REQUIREMENT | In the copy, include every entry exactly but none of the images.

Rows from a dataset |
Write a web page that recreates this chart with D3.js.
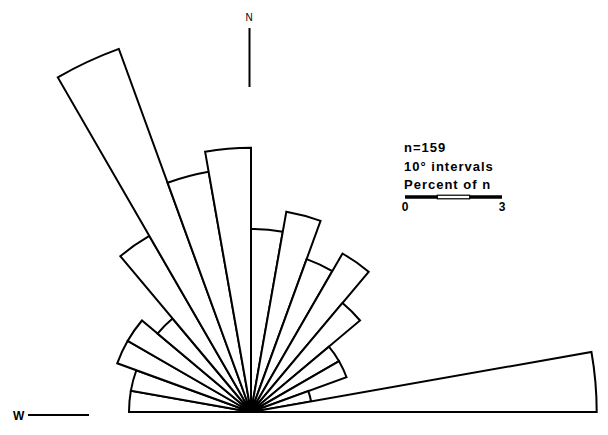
<!DOCTYPE html>
<html>
<head>
<meta charset="utf-8">
<script src="https://cdn.jsdelivr.net/npm/d3@7"></script>
<style>
  html, body { margin: 0; padding: 0; background: #fff; }
  svg { display: block; }
  text { font-family: "Liberation Sans", "DejaVu Sans", sans-serif; fill: #000; }
</style>
</head>
<body>
<svg id="chart" width="608" height="435"></svg>
<script>
// 10-degree azimuth classes, from W (270) clockwise through N to E (90)
const sectorStarts = [270, 280, 290, 300, 310, 320, 330, 340, 350, 0, 10, 20, 30, 40, 50, 60, 70, 80];
// number of observations in each class (total n = 159)
const counts = [6, 6, 7, 7, 6, 10, 19, 12, 13, 9, 10, 8, 9, 7, 5, 5, 3, 17];
const nTotal = 159;
const intervalDeg = 10;
const scaleTicks = [0, 3];          // scale bar labels (percent of n)
const legendLines = ["n=159", "10\u00b0 intervals", "Percent of n"];

const svg = d3.select("#chart");
const cx = 251, cy = 412;
const pxPer3 = 97;

const r = d3.scaleLinear().domain([0, 3]).range([0, pxPer3]);
const toRad = d => d * Math.PI / 180;

const arc = d3.arc()
  .innerRadius(0)
  .outerRadius(d => r(d.count / nTotal * 100))
  .startAngle(d => toRad(d.start > 180 ? d.start - 360 : d.start))
  .endAngle(d => toRad((d.start > 180 ? d.start - 360 : d.start) + intervalDeg));

const data = sectorStarts.map((s, i) => ({ start: s, count: counts[i] }));

const g = svg.append("g").attr("transform", `translate(${cx},${cy})`);
g.selectAll("path.sector")
  .data(data)
  .join("path")
  .attr("class", "sector")
  .attr("d", arc)
  .attr("fill", "#fff")
  .attr("stroke", "#000")
  .attr("stroke-width", 2)
  .attr("stroke-linejoin", "miter");

// North marker
svg.append("line").attr("x1", 249.5).attr("x2", 249.5).attr("y1", 28).attr("y2", 87)
  .attr("stroke", "#000").attr("stroke-width", 2);
svg.append("text").attr("x", 249).attr("y", 21).attr("text-anchor", "middle")
  .attr("font-size", 10).text("N");

// West marker
svg.append("line").attr("x1", 28).attr("x2", 89).attr("y1", 415).attr("y2", 415)
  .attr("stroke", "#000").attr("stroke-width", 2);
svg.append("text").attr("x", 13).attr("y", 419.5)
  .attr("font-size", 12).attr("font-weight", "bold").text("W");

// Legend
const lx = 404;
const lys = [152, 171, 189];
legendLines.forEach((t, i) => {
  svg.append("text").attr("x", lx).attr("y", lys[i])
    .attr("font-size", 13).attr("font-weight", "bold")
    .attr("letter-spacing", 1).text(t);
});

// Scale bar: 0..3 percent with hollow middle segment
const sb = d3.scaleLinear().domain([0, 3]).range([405, 405 + pxPer3]);
const by = 197;
svg.append("line").attr("x1", sb(0)).attr("x2", sb(3)).attr("y1", by).attr("y2", by)
  .attr("stroke", "#000").attr("stroke-width", 3.5);
svg.append("rect").attr("x", sb(1)).attr("y", by - 1.8).attr("width", sb(2) - sb(1)).attr("height", 3.6)
  .attr("fill", "#fff").attr("stroke", "#000").attr("stroke-width", 1.2);
scaleTicks.forEach(t => {
  svg.append("text").attr("x", sb(t)).attr("y", 211).attr("text-anchor", "middle")
    .attr("font-size", 12).attr("font-weight", "bold").text(t);
});
</script>
</body>
</html>
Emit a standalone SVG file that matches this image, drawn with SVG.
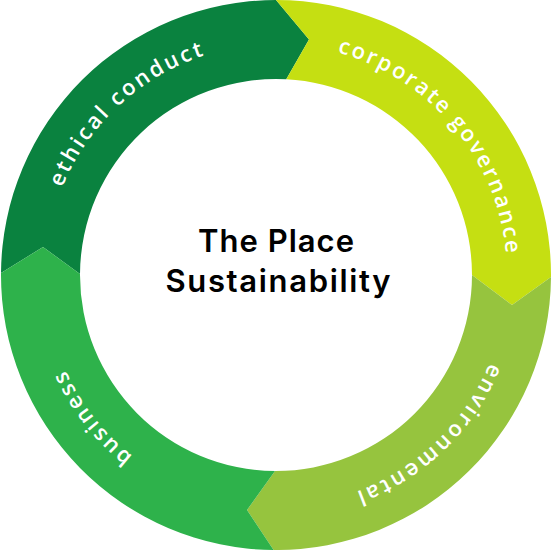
<svg xmlns="http://www.w3.org/2000/svg" width="552" height="550" viewBox="0 0 552 550">
<style>
.ring{font-family:"Open Sans","Liberation Sans",sans-serif;font-size:22px;font-weight:600;fill:#ffffff}
.title{font-family:Inter,"Open Sans","Liberation Sans",sans-serif;font-size:31px;font-weight:600;fill:#000000;text-anchor:middle}
</style>
<defs>
<path id="p-ethical" d="M50.92,326.96 A231,231 0 0 1 343.54,54.09"/>
<path id="p-corporate" d="M235.89,47.51 A231,231 0 0 1 493.07,354.01"/>
<path id="p-environmental" d="M500.14,219.12 A231,231 0 0 1 212.33,497.05"/>
<path id="p-business" d="M308.15,503.75 A231,231 0 0 1 61.82,188.47"/>
</defs>
<rect width="552" height="550" fill="#ffffff"/>
<g id="ethical-conduct">
<path fill="#0a823f" d="M1,273 A275,275 0 0 1 276,0 L309,39.5 L286.26,79.27 A196,196 0 0 0 80,274 L43,247 Z"/>
<text class="ring"><textPath href="#p-ethical" startOffset="50%" text-anchor="middle" textLength="200">ethical conduct</textPath></text>
</g>
<g id="corporate-governance">
<path fill="#c5df12" d="M276,0 A275,275 0 0 1 551,277 L512,305 L472,275 A196,196 0 0 0 286.26,79.27 L309,39.5 Z"/>
<text class="ring"><textPath href="#p-corporate" startOffset="50%" text-anchor="middle" textLength="279">corporate governance</textPath></text>
</g>
<g id="environmental">
<path fill="#96c43e" d="M551,277 A275,275 0 0 1 273.6,550 L247,510 L275,471 A196,196 0 0 0 472,275 L512,305 Z"/>
<text class="ring"><textPath href="#p-environmental" startOffset="50%" text-anchor="middle" textLength="191">environmental</textPath></text>
</g>
<g id="business">
<path fill="#2eb24b" d="M273.6,550 A275,275 0 0 1 1,273 L43,247 L80,274 A196,196 0 0 0 275,471 L247,510 Z"/>
<text class="ring"><textPath href="#p-business" startOffset="50%" text-anchor="middle" textLength="110">business</textPath></text>
</g>
<g id="center">
<text class="title" x="276" y="252" textLength="156">The Place</text>
<text class="title" x="278" y="292" textLength="225">Sustainability</text>
</g>
<g id="connectors"></g>
</svg>
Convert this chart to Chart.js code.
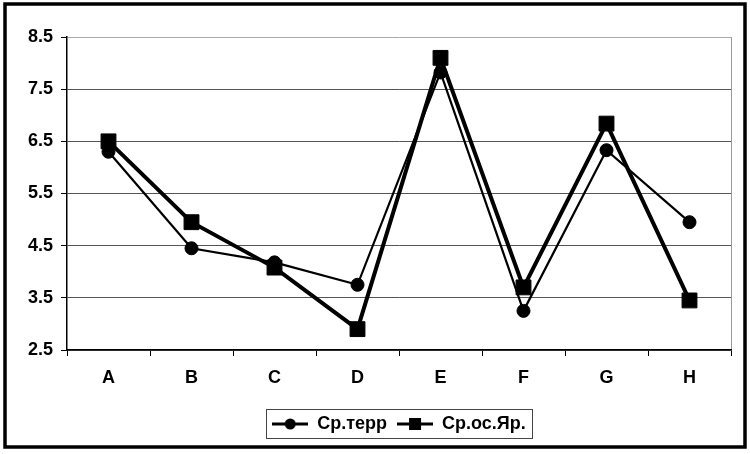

COMPLETE OUTPUT |
Write a web page that recreates this chart with D3.js.
<!DOCTYPE html>
<html>
<head>
<meta charset="utf-8">
<script src="https://cdn.jsdelivr.net/npm/d3@7"></script>
<style>
  html, body { margin: 0; padding: 0; background: #fff; }
  svg { display: block; }
  text { font-family: "Liberation Sans", "DejaVu Sans", sans-serif; fill: #000; }
</style>
</head>
<body>
<svg id="chart" width="608" height="435"></svg>
<script>
// 10-degree azimuth classes, from W (270) clockwise through N to E (90)
const sectorStarts = [270, 280, 290, 300, 310, 320, 330, 340, 350, 0, 10, 20, 30, 40, 50, 60, 70, 80];
// number of observations in each class (total n = 159)
const counts = [6, 6, 7, 7, 6, 10, 19, 12, 13, 9, 10, 8, 9, 7, 5, 5, 3, 17];
const nTotal = 159;
const intervalDeg = 10;
const scaleTicks = [0, 3];          // scale bar labels (percent of n)
const legendLines = ["n=159", "10\u00b0 intervals", "Percent of n"];

const svg = d3.select("#chart");
const cx = 251, cy = 412;
const pxPer3 = 97;

const r = d3.scaleLinear().domain([0, 3]).range([0, pxPer3]);
const toRad = d => d * Math.PI / 180;

const arc = d3.arc()
  .innerRadius(0)
  .outerRadius(d => r(d.count / nTotal * 100))
  .startAngle(d => toRad(d.start > 180 ? d.start - 360 : d.start))
  .endAngle(d => toRad((d.start > 180 ? d.start - 360 : d.start) + intervalDeg));

const data = sectorStarts.map((s, i) => ({ start: s, count: counts[i] }));

const g = svg.append("g").attr("transform", `translate(${cx},${cy})`);
g.selectAll("path.sector")
  .data(data)
  .join("path")
  .attr("class", "sector")
  .attr("d", arc)
  .attr("fill", "#fff")
  .attr("stroke", "#000")
  .attr("stroke-width", 2)
  .attr("stroke-linejoin", "miter");

// North marker
svg.append("line").attr("x1", 249.5).attr("x2", 249.5).attr("y1", 28).attr("y2", 87)
  .attr("stroke", "#000").attr("stroke-width", 2);
svg.append("text").attr("x", 249).attr("y", 21).attr("text-anchor", "middle")
  .attr("font-size", 10).text("N");

// West marker
svg.append("line").attr("x1", 28).attr("x2", 89).attr("y1", 415).attr("y2", 415)
  .attr("stroke", "#000").attr("stroke-width", 2);
svg.append("text").attr("x", 13).attr("y", 419.5)
  .attr("font-size", 12).attr("font-weight", "bold").text("W");

// Legend
const lx = 404;
const lys = [152, 171, 189];
legendLines.forEach((t, i) => {
  svg.append("text").attr("x", lx).attr("y", lys[i])
    .attr("font-size", 13).attr("font-weight", "bold")
    .attr("letter-spacing", 1).text(t);
});

// Scale bar: 0..3 percent with hollow middle segment
const sb = d3.scaleLinear().domain([0, 3]).range([405, 405 + pxPer3]);
const by = 197;
svg.append("line").attr("x1", sb(0)).attr("x2", sb(3)).attr("y1", by).attr("y2", by)
  .attr("stroke", "#000").attr("stroke-width", 3.5);
svg.append("rect").attr("x", sb(1)).attr("y", by - 1.8).attr("width", sb(2) - sb(1)).attr("height", 3.6)
  .attr("fill", "#fff").attr("stroke", "#000").attr("stroke-width", 1.2);
scaleTicks.forEach(t => {
  svg.append("text").attr("x", sb(t)).attr("y", 211).attr("text-anchor", "middle")
    .attr("font-size", 12).attr("font-weight", "bold").text(t);
});
</script>
</body>
</html>
Emit a standalone SVG file that matches this image, drawn with SVG.
<svg xmlns="http://www.w3.org/2000/svg" width="552" height="550" viewBox="0 0 552 550">
<style>
.ring{font-family:"Open Sans","Liberation Sans",sans-serif;font-size:22px;font-weight:600;fill:#ffffff}
.title{font-family:Inter,"Open Sans","Liberation Sans",sans-serif;font-size:31px;font-weight:600;fill:#000000;text-anchor:middle}
</style>
<defs>
<path id="p-ethical" d="M50.92,326.96 A231,231 0 0 1 343.54,54.09"/>
<path id="p-corporate" d="M235.89,47.51 A231,231 0 0 1 493.07,354.01"/>
<path id="p-environmental" d="M500.14,219.12 A231,231 0 0 1 212.33,497.05"/>
<path id="p-business" d="M308.15,503.75 A231,231 0 0 1 61.82,188.47"/>
</defs>
<rect width="552" height="550" fill="#ffffff"/>
<g id="ethical-conduct">
<path fill="#0a823f" d="M1,273 A275,275 0 0 1 276,0 L309,39.5 L286.26,79.27 A196,196 0 0 0 80,274 L43,247 Z"/>
<text class="ring"><textPath href="#p-ethical" startOffset="50%" text-anchor="middle" textLength="200">ethical conduct</textPath></text>
</g>
<g id="corporate-governance">
<path fill="#c5df12" d="M276,0 A275,275 0 0 1 551,277 L512,305 L472,275 A196,196 0 0 0 286.26,79.27 L309,39.5 Z"/>
<text class="ring"><textPath href="#p-corporate" startOffset="50%" text-anchor="middle" textLength="279">corporate governance</textPath></text>
</g>
<g id="environmental">
<path fill="#96c43e" d="M551,277 A275,275 0 0 1 273.6,550 L247,510 L275,471 A196,196 0 0 0 472,275 L512,305 Z"/>
<text class="ring"><textPath href="#p-environmental" startOffset="50%" text-anchor="middle" textLength="191">environmental</textPath></text>
</g>
<g id="business">
<path fill="#2eb24b" d="M273.6,550 A275,275 0 0 1 1,273 L43,247 L80,274 A196,196 0 0 0 275,471 L247,510 Z"/>
<text class="ring"><textPath href="#p-business" startOffset="50%" text-anchor="middle" textLength="110">business</textPath></text>
</g>
<g id="center">
<text class="title" x="276" y="252" textLength="156">The Place</text>
<text class="title" x="278" y="292" textLength="225">Sustainability</text>
</g>
<g id="connectors"></g>
</svg>
Convert this chart to Chart.js code.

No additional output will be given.